Greg Barker MP: The Coalition's Green Deal will lift Britain off the bottom of Europe's energy efficiency table
Greg Barker is MP for Bexhill and Battle and Minister of State for Climate Change.
Today the Coalition has outlined plans to unleash the biggest home improvement programme since the Second World War. The new Energy Bill may be a huge step towards fulfilling our ambition to be “The Greenest Government ever,” but it is certainly no tree huggers charter or a narrow response to climate science!
“The Green Deal” the centre piece of this flagship Bill will go even further than the Conservative manifesto. In the general election, we promised that every household would be entitled to upto £6,500 to spend on energy efficiency improvements, available to everyone, without any upfront payment, to fund modern energy saving measures around the home.
Today we are raising the limit to £10,000 for measures that can be paid for against future savings and more could be available from the big energy companies to further help with older, hard to treat homes and also to assist the fuel poor.

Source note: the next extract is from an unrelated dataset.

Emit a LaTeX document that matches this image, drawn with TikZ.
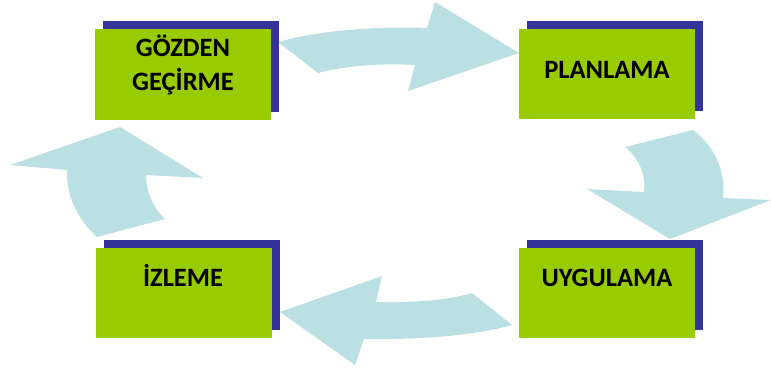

As a result of the new market frame work we are introducing, the private sector will be unleashed on an ambitious scale that will finally match resources to the size of the challenge of retrofitting Britain’s inefficient and old housing stock, which after 13 years of Labour, languishes at the bottom of the European energy efficiency table.
This will herald a rush of new entrants into the energy market like B&Q, John Lewis and Marks & Spencer to challenge the dominance of the big six energy companies but it will also create a huge opportunity for thousands of entrepreneurial, small local businesses to get a piece of this new, multi billion pound market.
The Green Deal will open up the sector to new competition, galvanise local solutions, create more choice for consumers and encourage more research and investment to spur technical innovation and drive down costs of many energy saving products.
So this new Coalition initiative will herald an end to New Labour’s failure on fuel poverty. No more short term programmes and stop start schemes, all replaced with an ambitious market based solution that will succeed where Labour failed.